On doit également s'interroger sur la solvabilité en temps du consommateur. Va-t-il passer ses journées et ses nuits à mélanger de la voix, de l'image et du son sur son ordinateur, comme le présupposent des plans d'affaires trop optimistes ?

C'est peu probable.

Le succès de la téléphonie mobile en Europe procède de ce qu'elle a su insérer un usage déjà assis (la téléphonie fixe) dans le temps disponible des consommateurs. Le nombre de personnes que l'on voit téléphoner dans la rue, dans leur automobile ou dans les transports en commun en témoigne.

*

* *

L'ensemble de ces considérations ne doit pas conduire à trop de pessimisme sur la réalité des débouchés économiques et sociaux des avancées technologiques futures de la filière télécommunications-informatique.

Mais il semble utile de recadrer la problématique de la progression de cette appropriation d'usages.

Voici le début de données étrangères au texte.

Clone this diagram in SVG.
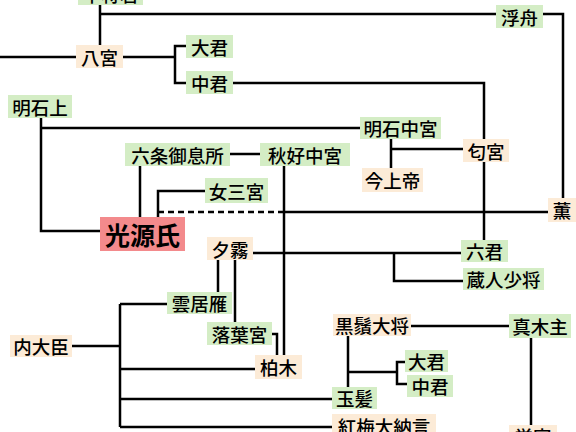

Il s'agit principalement, parallèlement au déploiement des technologies nouvelles, d'analyser et d'encourager des cheminements d'appropriation par des études répondant à des questions qui se posent dans la vie quotidienne des entreprises et des consommateurs ; à partir de cet examen, trouver les réponses que peuvent apporter des services de télécommunications et analyser les difficultés d'apporter des services donnant ces réponses de façon commode, simple et pratique. Enfin, de résoudre ces difficultés en proposant effectivement des services correspondants à un coût supportable.

* 22 le succès d'un des fabricants de téléphonie mobile, connu pour insister sur cet aspect de la relation entre l'homme et l'outil le confirme.